If people, regardless of whether or not they are the democratically elected government of a country, are behaving in a way that is totally unacceptable to you, I believe that you, if you are an elected representative, have an obligation to call this out, whether this is at international level in terms of someone conducting a military operation that borders on being war crime, if not an actual war crime, whether it is within the European Union, or whether it is people using their position and status, as Dr. Cohen correctly alluded to, to invent their own facts and peddle simplistic solutions to what are very complex problems. There is the middle ground, absolutely, between the people who have a right-of-centre view and left-of-centre view, and it is wrong to label everybody, but in not being willing to try to go down this route you cannot and should not shy away from the fact there is an obligation on politicians in the centre, for the sake of democracy, to call out governments, people in power and people seeking power.

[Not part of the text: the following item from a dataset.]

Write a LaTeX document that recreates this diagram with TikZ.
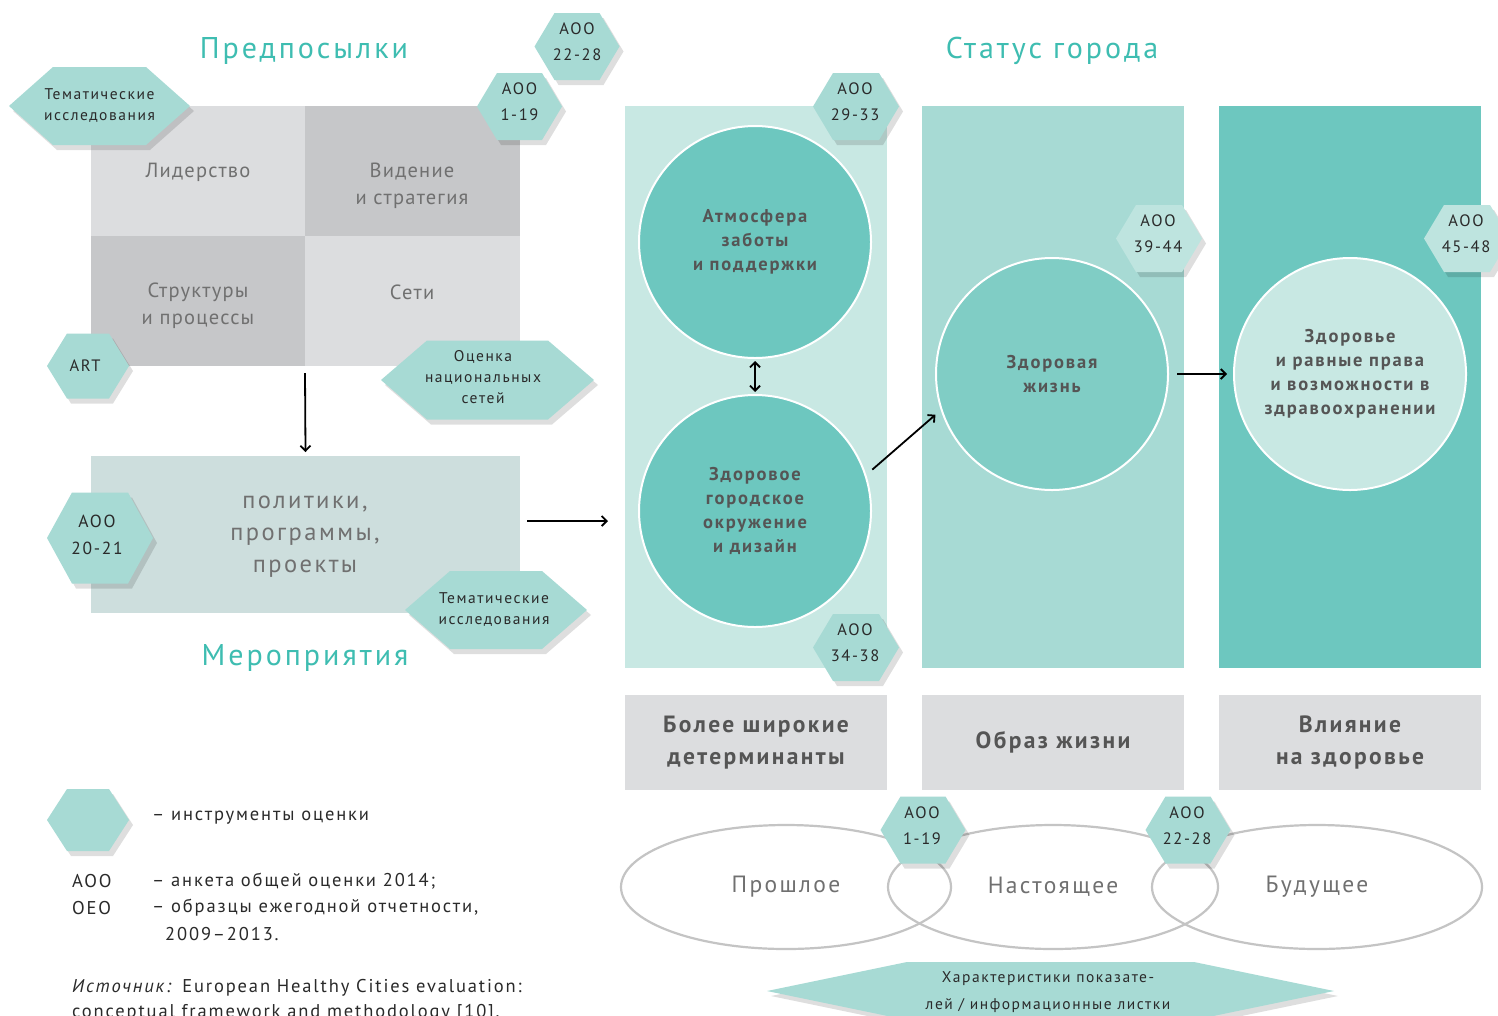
\documentclass[tikz,border=0pt]{standalone}
\usepackage{fontspec}
\setmainfont{PT Sans}[LetterSpace=10]
\newfontfamily\cellfont{PT Sans}[LetterSpace=6]
\usetikzlibrary{calc,arrows.meta,shapes.geometric}
\definecolor{ttl}{HTML}{3EBDB1}
\definecolor{hexc}{HTML}{A7DAD4}
\definecolor{hexl}{HTML}{BEE4DF}
\definecolor{cellL}{HTML}{DCDDDF}
\definecolor{cellD}{HTML}{C6C7C9}
\definecolor{polc}{HTML}{CDDEDD}
\definecolor{colA}{HTML}{C8E8E3}
\definecolor{colB}{HTML}{A7DAD4}
\definecolor{colC}{HTML}{6DC7BF}
\definecolor{circB}{HTML}{80CDC5}
\definecolor{txtg}{HTML}{707070}
\definecolor{txtd}{HTML}{555555}
\definecolor{txtk}{HTML}{2A2A2A}
\definecolor{ellc}{HTML}{C4C4C4}
\tikzset{
  x=1pt,y=-1pt,
  title/.style={text=ttl,font=\fontsize{30}{34}\selectfont},
  cell/.style={rectangle,inner sep=0,outer sep=0},
  celltext/.style={text=txtg,align=center,font=\cellfont\fontsize{20.5}{27}\selectfont},
  hextext/.style={text=txtk,align=center,inner sep=0,font=\fontsize{16.5}{26}\selectfont},
  hexsmall/.style={text=txtk,align=center,inner sep=0,font=\fontsize{15.5}{21}\selectfont},
  hexshadow/.style={fill=black,opacity=0.13},
  circ/.style={circle,minimum size=232,draw=white,line width=2,inner sep=0,
    text=txtd,align=center,font=\bfseries\fontsize{18.5}{24}\selectfont},
  colbox/.style={rectangle,inner sep=0,outer sep=0,minimum width=262,minimum height=562},
  labbox/.style={rectangle,inner sep=0,outer sep=0,minimum width=262,minimum height=95,fill=cellL,
    text=txtd,align=center,font=\bfseries\fontsize{23.5}{32}\selectfont},
  ell/.style={ellipse,draw=ellc,line width=2.2,minimum width=330,minimum height=124,inner sep=0,
    text=txtg,font=\fontsize{23.5}{28}\selectfont},
  legtext/.style={text=txtk,anchor=west,inner sep=0,font=\fontsize{18.5}{26}\selectfont},
  arr/.style={draw=black,line width=1.8,-{Straight Barb[length=5,width=10]}},
  darr/.style={draw=black,line width=1.8,{Straight Barb[length=5,width=10]}-{Straight Barb[length=5,width=10]}}
}
% #1 fill, #2 cx, #3 cy, #4 half width, #5 half height, #6 inset
\newcommand{\hexpoly}[6]{%
  \fill[hexshadow] ({#2-#4+4},{#3+5}) -- ({#2-#4+#6+4},{#3-#5+5}) -- ({#2+#4-#6+4},{#3-#5+5}) --
    ({#2+#4+4},{#3+5}) -- ({#2+#4-#6+4},{#3+#5+5}) -- ({#2-#4+#6+4},{#3+#5+5}) -- cycle;
  \fill[#1] ({#2-#4},{#3}) -- ({#2-#4+#6},{#3-#5}) -- ({#2+#4-#6},{#3-#5}) --
    ({#2+#4},{#3}) -- ({#2+#4-#6},{#3+#5}) -- ({#2-#4+#6},{#3+#5}) -- cycle;
}
\begin{document}
\begin{tikzpicture}
\useasboundingbox[fill=white] (0,0) rectangle (1498,1015);

% ---- titles
\node[title] (tpre) at (304,51) {Предпосылки};
\node[title] (tstat) at (1052,51) {Статус города};
\node[title] (tmer) at (305,658) {Мероприятия};

% ---- grid
\node[cell,fill=cellL,minimum width=214,minimum height=130] (cLead) at (198,171) {};
\node[cell,fill=cellD,minimum width=215,minimum height=130] (cVis) at (412.5,171) {};
\node[cell,fill=cellD,minimum width=214,minimum height=130] (cStr) at (198,301) {};
\node[cell,fill=cellL,minimum width=215,minimum height=130] (cNet) at (412.5,301) {};
\node[celltext] (tLead) at (198,172) {Лидерство};
\node[celltext] (tVis) at (412,186) {Видение\\и стратегия};
\node[celltext] (tStr) at (198,306) {Структуры\\и процессы};
\node[celltext] (tNet) at (412,292) {Сети};

% ---- policy box
\node[cell,fill=polc,minimum width=429,minimum height=157] (pol) at (305.5,534.5) {};
\node[text=txtg,align=center,font=\fontsize{24.5}{32}\selectfont] (tpol) at (305,537) {политики,\\программы,\\проекты};

% ---- hexagons left
\hexpoly{hexc}{99.5}{106}{90.5}{39}{44}
\node[hexsmall] (hTemA) at (99.5,106) {Тематические\\исследования};
\hexpoly{hexc}{577}{46.5}{42.5}{33.5}{20}
\node[hextext] (hAa) at (577,42) {АОО\\22-28};
\hexpoly{hexc}{519.5}{106.5}{42.5}{33.5}{20}
\node[hextext] (hAb) at (519.5,102) {АОО\\1-19};
\hexpoly{hexc}{88}{366}{41}{32.5}{20}
\node[hextext] (hART) at (85,366) {ART};
\hexpoly{hexc}{487.5}{380}{106.5}{39.5}{46}
\node[hexsmall] (hNat) at (483,377) {Оценка\\национальных\\сетей};
\hexpoly{hexc}{100}{538}{53}{45.5}{25}
\node[hextext,font=\fontsize{17.5}{27}\selectfont] (hAc) at (97,535) {АОО\\20-21};
\hexpoly{hexc}{496}{610}{91}{39}{45}
\node[hexsmall] (hTemB) at (494,610) {Тематические\\исследования};

% ---- arrows left
\draw[arr] ([yshift=-7]cStr.south east) -- ([yshift=4]pol.north);
\coordinate (polout) at (527,521);
\coordinate (colin) at (608,521);
\draw[arr] (polout) -- (colin);

% ---- columns
\node[colbox,fill=colA] (col1) at (756,387) {};
\node[colbox,fill=colB] (col2) at (1053,387) {};
\node[colbox,fill=colC] (col3) at (1350,387) {};

\node[circ,fill=colC] (c1) at (755,242) {Атмосфера\\заботы\\и поддержки};
\node[circ,fill=colC] (c2) at (755,511) {Здоровое\\городское\\окружение\\и дизайн};
\node[circ,fill=circB] (c3) at (1052,374) {Здоровая\\жизнь};
\node[circ,fill=colA] (c4) at (1350,374) {Здоровье\\и равные права\\и возможности в\\здравоохранении};

\draw[darr] ([yshift=-2]c1.south) -- ([yshift=2]c2.north);
\draw[arr,shorten <=8,shorten >=7] (c2.18) -- (c3.198);
\draw[arr,shorten <=8,shorten >=6] (c3.east) -- (c4.west);

\hexpoly{hexc}{856}{106.5}{43}{33.5}{20}
\node[hextext] (hAd) at (855,102) {АОО\\29-33};
\hexpoly{hexl}{1159}{238.5}{43}{33.5}{20}
\node[hextext] (hAe) at (1158,234) {АОО\\39-44};
\hexpoly{hexl}{1467}{238.5}{43}{33.5}{20}
\node[hextext] (hAf) at (1466,234) {АОО\\45-48};
\hexpoly{hexc}{856}{647.5}{43}{33.5}{20}
\node[hextext] (hAg) at (855,643) {АОО\\34-38};

% ---- label boxes
\node[labbox] (l1) at (756,742.5) {Более широкие\\детерминанты};
\node[labbox] (l2) at (1053,742.5) {Образ жизни};
\node[labbox] (l3) at (1350,742.5) {Влияние\\на здоровье};

% ---- ellipses
\node[ell] (past) at (786,887) {Прошлое};
\node[ell] (pres) at (1053,887) {Настоящее};
\node[ell] (fut) at (1317,887) {Будущее};
\hexpoly{hexc}{923}{830}{42.5}{33.5}{20}
\node[hextext] (hAh) at (922,826) {АОО\\1-19};
\hexpoly{hexc}{1188}{830}{42.5}{33.5}{20}
\node[hextext] (hAi) at (1187,826) {АОО\\22-28};

\hexpoly{hexc}{1050.5}{991}{283.5}{29}{140}
\node[hexsmall,font=\fontsize{15.5}{27}\selectfont] (hChar) at (1048,992) {Характеристики показате-\\лей / информационные листки};

% ---- legend
\hexpoly{hexc}{88}{820}{41}{31}{20}
\node[legtext] (lg1) at (152,818) {– инструменты оценки};
\node[legtext] (lg2) at (72,881) {АОО};
\node[legtext] (lg3) at (72,908) {ОЕО};
\node[legtext] (lg4) at (152,881) {– анкета общей оценки 2014;};
\node[legtext] (lg5) at (152,908) {– образцы ежегодной отчетности,};
\node[legtext] (lg6) at (165,934) {2009–2013.};
\node[legtext] (lg7) at (72,988) {\textit{Источник:} European Healthy Cities evaluation:};
\node[legtext] (lg8) at (72,1013) {conceptual framework and methodology [10].};
\end{tikzpicture}
\end{document}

I have a problem with some of what Dr Cohen said about communities and participation in democracy because I do not accept some views. There are people who will always say, "If you did this, well then" or "If this was here, well then" but the reality is you could consult until the cows come home and provide every facility in the world but if people do not like what is happening they will object. Sometimes it is the job of representatives to not just pander to this but to understand that sometimes there can be a greater good. Sometimes in politics part of the art of representing your greater community, and representing an enlarged number of people, is that you have to be willing to do something that is not going to be specifically popular at the moment when you do it. What is often done by groups that target a particular viewpoint is that they play to the idea that "if only we had participative democracy" or "if only we had this", then we would get a different outcome. At a certain point this has to be challenged. Participating in democracy is vital, it is really important, but so is leadership and so is representing the fact that certain decisions that governments and local authorities make are made in the best interests of a community and a greater community. All delivery cannot be done immediately. The world we would like to see cannot be done. There are real challenges. When it comes to the balance between representative and participative, it is very important that we recognise the other aspect to it, which is that what might be the correct immediate solution in terms of participative democracy for one community can have huge impacts.

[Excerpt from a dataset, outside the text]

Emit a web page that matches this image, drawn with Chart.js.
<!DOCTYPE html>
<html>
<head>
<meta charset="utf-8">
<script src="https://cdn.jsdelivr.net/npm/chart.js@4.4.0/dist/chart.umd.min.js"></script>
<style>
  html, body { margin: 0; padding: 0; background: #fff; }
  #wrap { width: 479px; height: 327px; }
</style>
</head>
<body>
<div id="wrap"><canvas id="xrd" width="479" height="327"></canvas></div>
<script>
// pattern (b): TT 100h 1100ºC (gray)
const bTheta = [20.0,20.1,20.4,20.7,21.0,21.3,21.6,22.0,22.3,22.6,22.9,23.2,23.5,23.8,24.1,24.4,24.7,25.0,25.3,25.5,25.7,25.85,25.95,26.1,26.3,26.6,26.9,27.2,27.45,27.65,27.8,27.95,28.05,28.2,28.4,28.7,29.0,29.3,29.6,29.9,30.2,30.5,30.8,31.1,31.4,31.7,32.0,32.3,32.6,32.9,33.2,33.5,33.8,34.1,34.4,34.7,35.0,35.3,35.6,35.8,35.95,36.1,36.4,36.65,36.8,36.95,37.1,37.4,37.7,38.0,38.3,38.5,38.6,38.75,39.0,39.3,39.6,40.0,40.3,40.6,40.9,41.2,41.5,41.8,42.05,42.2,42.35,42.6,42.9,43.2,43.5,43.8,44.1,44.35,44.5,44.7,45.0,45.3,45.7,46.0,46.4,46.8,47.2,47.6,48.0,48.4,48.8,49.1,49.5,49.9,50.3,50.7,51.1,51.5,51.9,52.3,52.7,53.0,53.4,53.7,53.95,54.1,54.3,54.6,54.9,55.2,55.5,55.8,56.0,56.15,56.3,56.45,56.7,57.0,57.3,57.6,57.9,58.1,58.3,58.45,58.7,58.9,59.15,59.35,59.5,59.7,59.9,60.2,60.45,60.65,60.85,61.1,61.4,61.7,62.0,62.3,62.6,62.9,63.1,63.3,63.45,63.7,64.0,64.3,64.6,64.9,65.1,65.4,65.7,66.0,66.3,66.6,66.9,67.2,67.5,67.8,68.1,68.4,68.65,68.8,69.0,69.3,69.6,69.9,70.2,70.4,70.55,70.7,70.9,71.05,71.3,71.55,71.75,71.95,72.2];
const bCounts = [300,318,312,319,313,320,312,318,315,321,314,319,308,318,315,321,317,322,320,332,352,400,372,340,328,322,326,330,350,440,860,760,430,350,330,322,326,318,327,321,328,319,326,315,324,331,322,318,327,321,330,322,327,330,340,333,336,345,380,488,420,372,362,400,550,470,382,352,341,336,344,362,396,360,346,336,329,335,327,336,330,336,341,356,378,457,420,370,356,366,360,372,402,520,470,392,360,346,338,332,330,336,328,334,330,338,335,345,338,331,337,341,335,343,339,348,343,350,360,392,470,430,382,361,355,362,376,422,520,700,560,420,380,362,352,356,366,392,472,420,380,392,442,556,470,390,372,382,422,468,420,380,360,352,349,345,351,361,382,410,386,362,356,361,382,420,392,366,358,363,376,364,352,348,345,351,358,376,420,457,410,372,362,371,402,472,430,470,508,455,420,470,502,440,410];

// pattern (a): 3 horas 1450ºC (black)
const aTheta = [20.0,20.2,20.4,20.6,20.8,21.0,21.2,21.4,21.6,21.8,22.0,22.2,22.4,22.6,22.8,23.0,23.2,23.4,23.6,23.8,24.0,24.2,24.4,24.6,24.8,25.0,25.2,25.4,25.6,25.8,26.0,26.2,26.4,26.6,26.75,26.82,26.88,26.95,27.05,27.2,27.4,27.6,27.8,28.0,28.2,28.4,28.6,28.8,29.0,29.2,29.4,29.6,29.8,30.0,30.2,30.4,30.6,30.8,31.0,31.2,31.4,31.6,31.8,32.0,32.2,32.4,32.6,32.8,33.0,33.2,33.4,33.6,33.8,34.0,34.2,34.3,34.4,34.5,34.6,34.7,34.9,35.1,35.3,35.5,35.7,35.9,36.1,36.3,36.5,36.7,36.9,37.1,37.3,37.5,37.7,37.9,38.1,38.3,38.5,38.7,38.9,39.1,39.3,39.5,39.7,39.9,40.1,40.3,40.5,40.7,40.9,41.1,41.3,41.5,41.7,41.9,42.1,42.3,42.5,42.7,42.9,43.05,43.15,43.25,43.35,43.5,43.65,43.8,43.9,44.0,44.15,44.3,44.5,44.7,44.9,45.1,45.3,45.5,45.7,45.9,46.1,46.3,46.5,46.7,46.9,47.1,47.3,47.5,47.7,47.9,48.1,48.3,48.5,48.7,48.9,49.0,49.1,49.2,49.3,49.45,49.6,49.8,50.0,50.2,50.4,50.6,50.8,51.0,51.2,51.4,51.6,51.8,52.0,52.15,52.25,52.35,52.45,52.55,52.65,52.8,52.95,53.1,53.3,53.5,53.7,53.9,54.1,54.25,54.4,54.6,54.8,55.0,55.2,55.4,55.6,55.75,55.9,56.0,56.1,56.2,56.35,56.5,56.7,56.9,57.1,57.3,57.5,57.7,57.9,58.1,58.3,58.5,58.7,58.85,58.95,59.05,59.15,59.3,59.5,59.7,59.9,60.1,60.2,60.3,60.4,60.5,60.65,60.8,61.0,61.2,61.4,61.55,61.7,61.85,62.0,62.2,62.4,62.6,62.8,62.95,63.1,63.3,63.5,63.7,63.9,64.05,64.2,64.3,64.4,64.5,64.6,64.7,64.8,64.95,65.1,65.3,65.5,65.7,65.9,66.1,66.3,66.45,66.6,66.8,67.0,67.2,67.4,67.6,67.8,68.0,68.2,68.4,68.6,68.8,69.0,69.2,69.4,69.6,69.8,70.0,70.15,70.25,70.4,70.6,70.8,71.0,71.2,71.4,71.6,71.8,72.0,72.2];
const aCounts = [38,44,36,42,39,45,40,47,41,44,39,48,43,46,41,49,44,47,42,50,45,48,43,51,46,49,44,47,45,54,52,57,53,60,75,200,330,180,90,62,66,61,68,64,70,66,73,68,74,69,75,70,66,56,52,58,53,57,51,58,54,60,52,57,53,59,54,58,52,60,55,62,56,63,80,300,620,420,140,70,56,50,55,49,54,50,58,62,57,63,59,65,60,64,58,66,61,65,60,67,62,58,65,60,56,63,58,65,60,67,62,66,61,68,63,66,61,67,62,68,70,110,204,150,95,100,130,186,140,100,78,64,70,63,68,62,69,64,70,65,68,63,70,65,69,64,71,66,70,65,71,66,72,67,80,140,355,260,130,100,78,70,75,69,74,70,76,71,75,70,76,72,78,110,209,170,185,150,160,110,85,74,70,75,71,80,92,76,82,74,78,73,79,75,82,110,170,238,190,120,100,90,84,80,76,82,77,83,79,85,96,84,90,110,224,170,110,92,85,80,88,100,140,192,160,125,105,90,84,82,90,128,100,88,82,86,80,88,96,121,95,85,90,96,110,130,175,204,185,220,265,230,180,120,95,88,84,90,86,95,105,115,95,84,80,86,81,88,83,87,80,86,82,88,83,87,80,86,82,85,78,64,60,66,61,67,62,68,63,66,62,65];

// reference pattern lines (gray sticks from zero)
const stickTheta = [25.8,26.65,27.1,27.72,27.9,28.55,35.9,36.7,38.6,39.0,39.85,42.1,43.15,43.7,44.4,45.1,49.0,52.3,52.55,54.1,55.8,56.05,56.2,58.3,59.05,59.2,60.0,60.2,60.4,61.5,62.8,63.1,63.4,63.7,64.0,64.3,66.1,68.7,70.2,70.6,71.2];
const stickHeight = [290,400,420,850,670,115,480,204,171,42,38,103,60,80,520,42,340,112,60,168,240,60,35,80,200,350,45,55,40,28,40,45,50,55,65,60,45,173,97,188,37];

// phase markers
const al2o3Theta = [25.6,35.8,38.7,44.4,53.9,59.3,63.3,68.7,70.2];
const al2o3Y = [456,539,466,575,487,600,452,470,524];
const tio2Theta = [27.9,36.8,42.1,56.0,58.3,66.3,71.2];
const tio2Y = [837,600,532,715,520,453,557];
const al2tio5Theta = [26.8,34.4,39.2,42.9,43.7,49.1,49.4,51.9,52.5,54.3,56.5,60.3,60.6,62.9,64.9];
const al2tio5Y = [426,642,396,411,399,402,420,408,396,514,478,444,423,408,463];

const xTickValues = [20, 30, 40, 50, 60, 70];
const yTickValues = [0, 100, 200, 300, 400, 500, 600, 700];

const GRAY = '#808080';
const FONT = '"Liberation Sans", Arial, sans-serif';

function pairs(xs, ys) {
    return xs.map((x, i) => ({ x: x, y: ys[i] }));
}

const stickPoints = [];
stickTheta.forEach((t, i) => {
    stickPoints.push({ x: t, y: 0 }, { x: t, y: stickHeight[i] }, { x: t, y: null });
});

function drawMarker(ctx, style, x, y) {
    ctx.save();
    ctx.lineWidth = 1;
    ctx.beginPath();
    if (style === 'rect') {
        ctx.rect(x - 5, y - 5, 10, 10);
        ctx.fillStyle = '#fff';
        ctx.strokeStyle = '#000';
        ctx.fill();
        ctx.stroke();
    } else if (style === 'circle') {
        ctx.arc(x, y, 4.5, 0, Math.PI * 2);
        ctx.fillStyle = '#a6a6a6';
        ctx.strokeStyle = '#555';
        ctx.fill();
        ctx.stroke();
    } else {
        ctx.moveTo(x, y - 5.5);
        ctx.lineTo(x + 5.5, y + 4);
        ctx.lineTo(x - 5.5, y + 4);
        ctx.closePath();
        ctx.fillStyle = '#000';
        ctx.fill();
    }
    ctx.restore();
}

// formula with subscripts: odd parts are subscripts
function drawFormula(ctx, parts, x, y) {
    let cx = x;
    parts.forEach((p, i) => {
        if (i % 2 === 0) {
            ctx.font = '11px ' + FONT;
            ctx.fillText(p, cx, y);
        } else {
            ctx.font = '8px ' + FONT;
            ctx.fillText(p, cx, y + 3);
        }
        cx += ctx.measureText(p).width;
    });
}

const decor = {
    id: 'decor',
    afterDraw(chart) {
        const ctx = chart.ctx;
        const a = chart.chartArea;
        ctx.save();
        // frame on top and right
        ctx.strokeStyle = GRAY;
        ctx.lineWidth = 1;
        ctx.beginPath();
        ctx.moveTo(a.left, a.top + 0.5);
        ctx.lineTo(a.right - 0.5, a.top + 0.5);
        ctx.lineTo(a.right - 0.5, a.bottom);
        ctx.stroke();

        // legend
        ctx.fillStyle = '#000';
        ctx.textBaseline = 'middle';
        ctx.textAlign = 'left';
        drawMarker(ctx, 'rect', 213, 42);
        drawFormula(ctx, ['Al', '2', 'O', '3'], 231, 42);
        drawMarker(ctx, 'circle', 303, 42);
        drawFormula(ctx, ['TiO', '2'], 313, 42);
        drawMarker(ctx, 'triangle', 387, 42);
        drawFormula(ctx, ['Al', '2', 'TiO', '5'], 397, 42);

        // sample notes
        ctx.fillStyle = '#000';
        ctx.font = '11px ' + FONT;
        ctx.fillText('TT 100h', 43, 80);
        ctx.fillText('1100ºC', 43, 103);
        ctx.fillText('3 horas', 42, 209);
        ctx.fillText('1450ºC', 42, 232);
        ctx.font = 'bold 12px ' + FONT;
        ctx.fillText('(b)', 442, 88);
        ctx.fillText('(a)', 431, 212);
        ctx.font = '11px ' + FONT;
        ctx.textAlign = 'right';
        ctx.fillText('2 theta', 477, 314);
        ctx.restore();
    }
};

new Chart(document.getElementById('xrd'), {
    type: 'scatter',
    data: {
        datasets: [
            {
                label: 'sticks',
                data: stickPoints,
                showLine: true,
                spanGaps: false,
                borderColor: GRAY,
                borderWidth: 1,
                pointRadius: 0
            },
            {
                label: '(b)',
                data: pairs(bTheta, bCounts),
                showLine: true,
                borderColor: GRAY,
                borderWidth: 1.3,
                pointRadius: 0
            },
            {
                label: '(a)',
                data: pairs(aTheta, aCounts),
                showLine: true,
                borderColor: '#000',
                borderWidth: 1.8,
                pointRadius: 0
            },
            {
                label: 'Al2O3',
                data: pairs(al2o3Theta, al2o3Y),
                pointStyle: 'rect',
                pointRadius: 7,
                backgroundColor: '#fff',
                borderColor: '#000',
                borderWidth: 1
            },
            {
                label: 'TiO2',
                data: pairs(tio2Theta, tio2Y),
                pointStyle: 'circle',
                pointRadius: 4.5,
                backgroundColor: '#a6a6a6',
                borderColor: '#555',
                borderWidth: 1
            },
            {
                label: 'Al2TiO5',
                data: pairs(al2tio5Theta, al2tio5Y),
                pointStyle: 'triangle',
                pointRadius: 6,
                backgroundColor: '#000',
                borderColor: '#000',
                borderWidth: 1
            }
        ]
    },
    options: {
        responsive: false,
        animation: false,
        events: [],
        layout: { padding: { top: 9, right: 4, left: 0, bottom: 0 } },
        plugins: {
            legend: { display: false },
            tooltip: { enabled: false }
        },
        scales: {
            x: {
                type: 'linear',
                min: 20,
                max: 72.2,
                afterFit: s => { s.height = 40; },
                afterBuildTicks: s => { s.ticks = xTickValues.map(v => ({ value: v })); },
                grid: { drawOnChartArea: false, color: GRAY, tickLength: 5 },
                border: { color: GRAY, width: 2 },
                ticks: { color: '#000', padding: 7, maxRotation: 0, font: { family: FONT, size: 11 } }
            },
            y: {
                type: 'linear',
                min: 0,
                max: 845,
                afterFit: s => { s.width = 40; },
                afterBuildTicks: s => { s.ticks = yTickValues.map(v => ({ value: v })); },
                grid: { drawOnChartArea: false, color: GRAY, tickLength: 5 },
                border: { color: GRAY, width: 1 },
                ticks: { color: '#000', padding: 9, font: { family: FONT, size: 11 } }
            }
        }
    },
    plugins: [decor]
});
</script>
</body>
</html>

I want to pick up on another point. Whether it is at European level, national level or wherever, we need to have greater feed-in from the community where views are held, in terms of influencing policy. Occasionally this disconnect is really fed by people feeling they are not listened to. This still does not mean that just because you listen, you are obligated. You will hear views which you diametrically disagree with. I do not agree as a public representative, and no matter what level of participation I am involved in I will not agree, with the views Viktor Orbán would annunciate or the people who support him would annunciate. I am never going to agree and I am very proud of the fact I will not agree with them. We must be willing to listen but we should be cognisant at all times that sometimes there is a greater good. These are just a couple of thoughts. I probably have not phrased them that well but I wanted to make the point.